The compounding advantage extends beyond model performance. Functionize's platform has evolved based on feedback from thousands of enterprise deployments. Feature priorities, interface design, integration patterns, and workflow optimizations all reflect real-world usage across diverse organizations and industries. This operational knowledge compounds alongside the data advantage, creating multiple reinforcing moats.

Competitors face a sobering reality: even if they could somehow acquire comparable data (which the previous sections demonstrate is essentially impossible), they would still need years of enterprise deployment experience to match Functionize's understanding of how testing platforms operate in production environments. The platform evolution and data acquisition proceed in parallel, each reinforcing the other's value.

The Insurmountable Moat

Data network effects in specialized domains create competitive advantages that strengthen over time rather than eroding. Functionize's position in AI testing exemplifies this dynamic. Close to a petabyte of structured, multi-dimensional test data accumulated over eight years of enterprise deployment creates a foundation that competitors cannot replicate through funding alone.

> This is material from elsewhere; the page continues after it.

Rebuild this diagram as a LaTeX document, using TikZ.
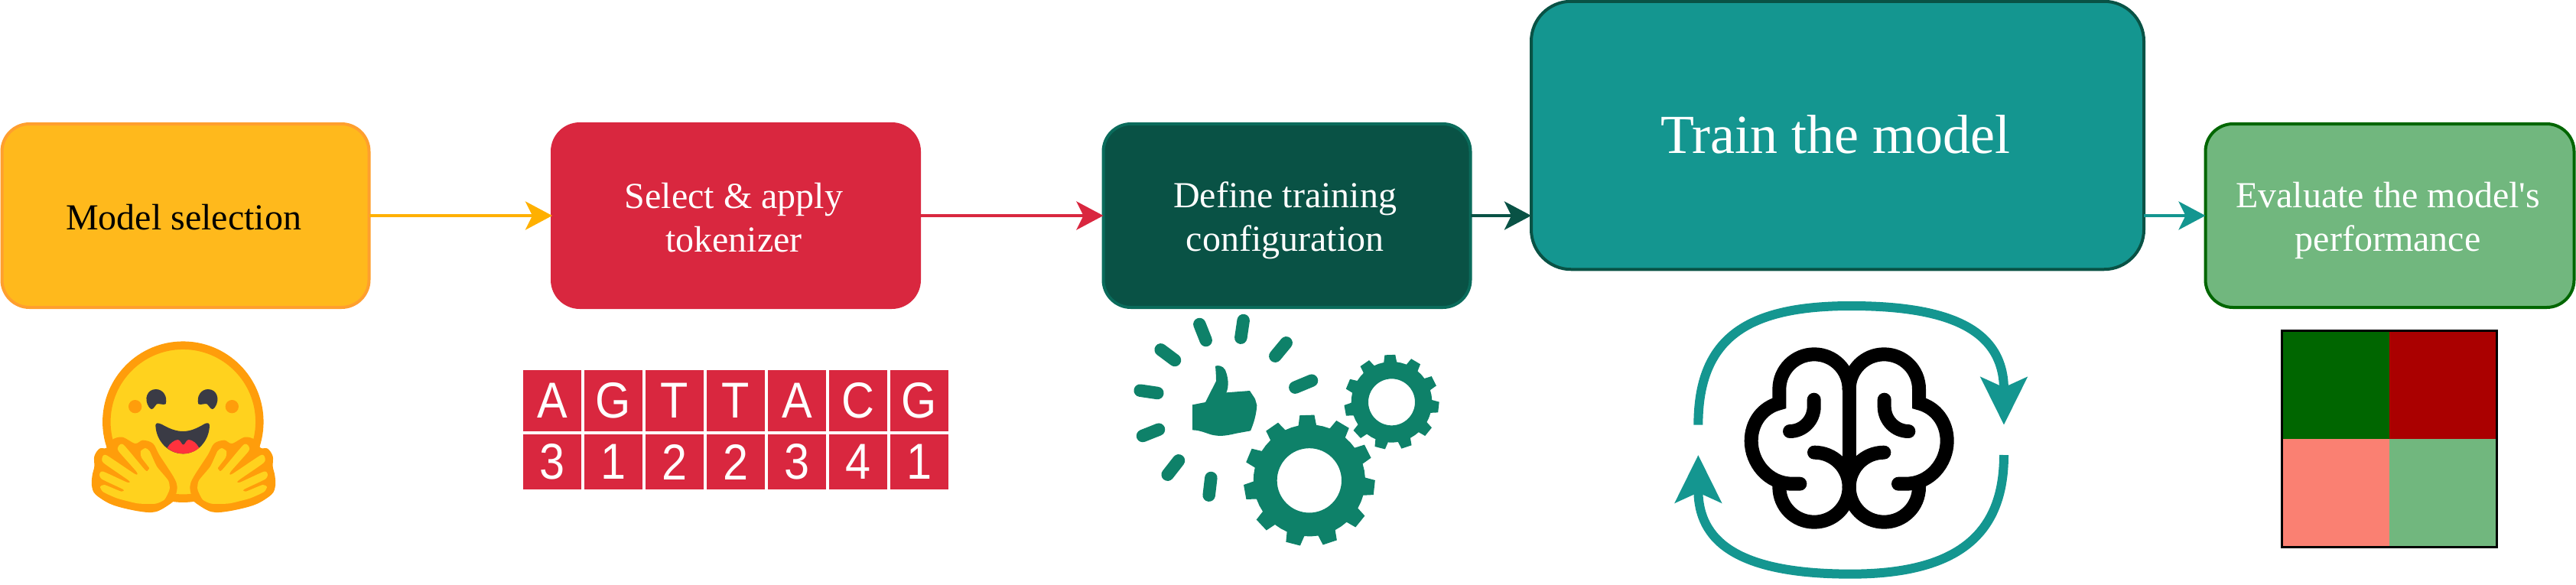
\documentclass[tikz,border=0pt]{standalone}
\usepackage{fontspec}
\setmainfont{Liberation Serif}
\newfontfamily\aposfont{Liberation Serif}
\newfontfamily\tokfont[FakeStretch=0.9]{Liberation Sans}
\usetikzlibrary{arrows.meta}
\definecolor{yfill}{HTML}{FFB91C}\definecolor{yline}{HTML}{FF9F2E}\definecolor{yarrow}{HTML}{FFB000}
\definecolor{rfill}{HTML}{D9273F}
\definecolor{dfill}{HTML}{095245}\definecolor{dline}{HTML}{0A6B5B}
\definecolor{tfill}{HTML}{149690}
\definecolor{gfill}{HTML}{71B77E}\definecolor{gline}{HTML}{006600}
\definecolor{icon}{HTML}{0E8169}
\definecolor{mred}{HTML}{AA0000}\definecolor{msal}{HTML}{FA8072}
\definecolor{hforange}{HTML}{FF9D0B}\definecolor{hfyellow}{HTML}{FFD21E}\definecolor{hfdark}{HTML}{3A3B45}\definecolor{hfred}{HTML}{FF323D}
\tikzset{
 stepbox/.style={draw,line width=4pt,rounded corners=36pt,minimum width=480pt,minimum height=240pt,outer sep=0pt,align=center,inner sep=0pt,font=\fontsize{48}{57}\selectfont},
 flow/.style={line width=4pt,-{Stealth[length=35pt,width=37pt,inset=9pt]}},
 loopline/.style={tfill,line width=12pt,-{Stealth[length=62pt,width=60pt,inset=13pt]}},
 tokcell/.style={fill=rfill,text=white,inner sep=0pt,outer sep=0pt,minimum width=76pt,font=\tokfont\fontsize{66}{66}\selectfont},
 burst/.style={icon,line width=16.5pt,line cap=round},
 brainline/.style={black,line width=18pt,line cap=round},
 cell/.style={minimum width=140.5pt,minimum height=141.5pt,inner sep=0pt,outer sep=0pt},
}
\newcommand\lineA[1]{\rule{0pt}{47pt}#1\hspace*{5pt}}
\newcommand\lineB[1]{\rule[-10pt]{0pt}{10pt}#1\hspace*{5pt}}
\newcommand\lineS[1]{\rule[-10pt]{0pt}{56pt}#1\hspace*{5pt}}
\newcommand\lineT[1]{\rule[-3pt]{0pt}{52pt}#1\hspace*{5pt}}
\newcommand\hfhand{%
 \fill[hforange] plot[smooth cycle,tension=0.55] coordinates {(430,715)(370,748)(300,745)(200,720)(135,680)(120,645)(122,605)(130,570)(130,530)(150,500)(178,497)(200,465)(240,455)(290,480)(320,467)(360,480)(385,525)(440,610)(455,650)(445,695)};
 \fill[hfyellow] plot[smooth cycle,tension=0.35] coordinates {(330,498)(347,510)(375,570)(420,625)(425,660)(405,700)(370,716)(300,715)(220,695)(165,670)(153,650)(170,642)(235,668)(243,660)(160,620)(150,600)(165,590)(258,632)(265,625)(165,555)(163,530)(180,527)(290,600)(295,590)(225,510)(225,490)(245,485)(330,585)(342,582)(345,575)(315,535)(312,510)};
}
\newcommand\hfgear[5]{%
 \begin{scope}[shift={(#1,#2)}]
 \fill[icon,even odd rule] ({#5-16.36}:{#3*0.85})
 \foreach \k [evaluate=\k as \a using #5+32.727*\k] in {0,...,10}{
  -- ({\a-9.2}:{#3*0.85}) -- ({\a-6.4}:#3) -- ({\a+6.4}:#3) -- ({\a+9.2}:{#3*0.85}) -- ({\a+16.36}:{#3*0.85})
 } -- cycle (0,0) circle[radius=#4];
 \end{scope}}
\newcommand\brainhalf{%
 \draw[brainline] (743,357) .. controls (743,281) and (682,220) .. (606,220) .. controls (530,220) and (469,281) .. (469,357) -- (469,412) .. controls (405,428) and (359,485) .. (359,560) .. controls (359,645) and (425,728) .. (520,728) -- (550,728);
 \draw[brainline] (469,728) -- (469,741) .. controls (469,817) and (530,878) .. (606,878) .. controls (682,878) and (743,817) .. (743,741) .. controls (743,665) and (682,605) .. (606,605);
 \draw[brainline] (605,398) -- (605,425) .. controls (605,478) and (563,522) .. (510,522);
}
\begin{document}
\begin{tikzpicture}[x=1pt,y=-1pt]
\useasboundingbox (0,0) rectangle (3368,764);
% process boxes
\node[stepbox,fill=yfill,draw=yline,text=black] (sel) at (242.5,282) {\lineS{Model selection}};
\node[stepbox,fill=rfill,draw=rfill,text=white] (tok) at (962,282) {\lineA{Select \& apply}\\\lineB{tokenizer}};
\node[stepbox,fill=dfill,draw=dline,text=white] (cfg) at (1682.5,282) {\lineA{Define training}\\\lineB{configuration}};
\node[stepbox,fill=tfill,draw=dfill,text=white,minimum width=801pt,minimum height=350.5pt,rounded corners=52pt,font=\fontsize{72}{80}\selectfont] (train) at (2402.5,177) {\lineT{Train the model}};
\node[stepbox,fill=gfill,draw=gline,text=white,minimum width=482pt] (eval) at (3124.5,282) {\lineA{Evaluate the model{\aposfont '}s}\\\lineB{performance}};
% connectors
\draw[flow,yarrow] (sel.east) -- (tok.west);
\draw[flow,rfill] (tok.east) -- (cfg.west);
\draw[flow,dfill] (cfg.east) -- (cfg.east -| train.west);
\draw[flow,tfill] (train.east |- eval.west) -- (eval.west);
% tokens
\foreach \l [count=\i] in {A,G,T,T,A,C,G}
 \node[tokcell,minimum height=80pt] (ta\i) at (642+80*\i,524) {\l};
\foreach \l [count=\i] in {3,1,2,2,3,4,1}
 \node[tokcell,minimum height=72pt] (tb\i) at (642+80*\i,604) {\raisebox{-6pt}{\l}};
% hugging face emoji
\begin{scope}[shift={(80,420)},x=0.33333pt,y=-0.33333pt]
 \draw[hforange,fill=hfyellow,line width=10.5pt] (478,395) circle[radius=300];
 \fill[hforange] (290,335) circle[radius=26] (670,335) circle[radius=26];
 \fill[hfdark] (345,338) .. controls (322,305) and (338,267) .. (371,267) .. controls (400,267) and (418,295) .. (410,325) .. controls (400,330) and (385,322) .. (375,325) .. controls (368,332) and (362,345) .. (355,345) .. controls (352,345) and (348,342) .. (345,338) -- cycle;
 \fill[hfdark] (603,338) .. controls (625,305) and (610,267) .. (576,267) .. controls (548,267) and (530,295) .. (538,325) .. controls (548,330) and (562,322) .. (572,325) .. controls (580,332) and (586,345) .. (593,345) .. controls (596,345) and (600,342) .. (603,338) -- cycle;
 \fill[hfdark] (370,408) .. controls (372,398) and (380,398) .. (395,405) .. controls (425,422) and (450,432) .. (478,432) .. controls (505,432) and (530,422) .. (562,403) .. controls (575,396) and (582,400) .. (582,410) .. controls (580,470) and (535,520) .. (478,520) .. controls (420,520) and (372,470) .. (370,408) -- cycle;
 \fill[hfred] (416,497) .. controls (425,480) and (445,465) .. (458,465) .. controls (468,465) and (472,485) .. (479,485) .. controls (486,485) and (490,465) .. (500,465) .. controls (515,465) and (532,480) .. (541,497) .. controls (525,512) and (500,520) .. (478,520) .. controls (455,520) and (432,512) .. (416,497) -- cycle;
 \hfhand
 \begin{scope}[shift={(960,0)},x=-0.33333pt]\hfhand\end{scope}
\end{scope}
% thumbs-up and gears
\begin{scope}[shift={(1460,400)},x=0.33333pt,y=-0.33333pt]
 \draw[burst] (325,72) -- (350,135);
 \draw[burst] (497,57) -- (487,125);
 \draw[burst] (665,145) -- (622,197);
 \draw[burst] (765,293) -- (700,320);
 \draw[burst] (173,172) -- (228,213);
 \draw[burst] (92,332) -- (160,342);
 \draw[burst] (165,485) -- (102,510);
 \draw[burst] (243,607) -- (200,662);
 \draw[burst] (370,675) -- (362,743);
 \fill[icon] (297,388) -- (348,378) -- (390,295) .. controls (390,270) and (388,250) .. (387,236) .. controls (400,232) and (415,235) .. (425,250) .. controls (437,275) and (442,315) .. (430,340) -- (522,333) -- (543,365) -- (550,390) .. controls (548,425) and (538,460) .. (525,490) -- (470,500) .. controls (420,512) and (400,512) .. (370,505) .. controls (340,495) and (320,487) .. (297,487) -- cycle;
 \hfgear{755.5}{685}{258}{126.5}{-92}
 \hfgear{1078.5}{377.5}{186.5}{91.5}{-92}
\end{scope}
% brain and loop arrows
\begin{scope}[shift={(2170,390)},x=0.33333pt,y=-0.33333pt]
 \brainhalf
 \begin{scope}[shift={(1486,0)},x=-0.33333pt]\brainhalf\end{scope}
 \draw[black,line width=18pt] (743,300) -- (743,800);
 \coordinate (lA) at (151,497);
 \coordinate (lB) at (1350,497);
 \coordinate (lC) at (1350,615);
 \coordinate (lD) at (151,615);
 \draw[loopline] (lA) .. controls (151,150) and (350,30) .. (750,30) .. controls (1150,30) and (1350,130) .. (lB);
 \draw[loopline] (lC) .. controls (1350,900) and (1200,1082) .. (750,1082) .. controls (300,1082) and (151,950) .. (lD);
\end{scope}
% confusion matrix
\node[cell,fill=gline] (m11) at (3054.2,503.25) {};
\node[cell,fill=mred] (m12) at (3194.7,503.25) {};
\node[cell,fill=msal] (m21) at (3054.2,644.75) {};
\node[cell,fill=gfill] (m22) at (3194.7,644.75) {};
\draw[black,line width=3pt] (m11.north west) rectangle (m22.south east);
\end{tikzpicture}
\end{document}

The strategic implications extend beyond testing. This pattern will likely repeat across specialized enterprise domains where valuable data exists within protected environments, evaluation complexity prevents easy model training, and real-world edge cases drive meaningful performance differences. Organizations establishing data advantages early in these domains will likely maintain them indefinitely.

For enterprise executives evaluating AI testing solutions, the message is clear: current capabilities matter, but data trajectories matter more. A vendor's ability to continuously improve through accumulated deployment experience will determine long-term value far more than any single feature or current performance benchmark.

The race to dominate AI testing has already been decided. The question now is how long it takes the market to recognize this reality.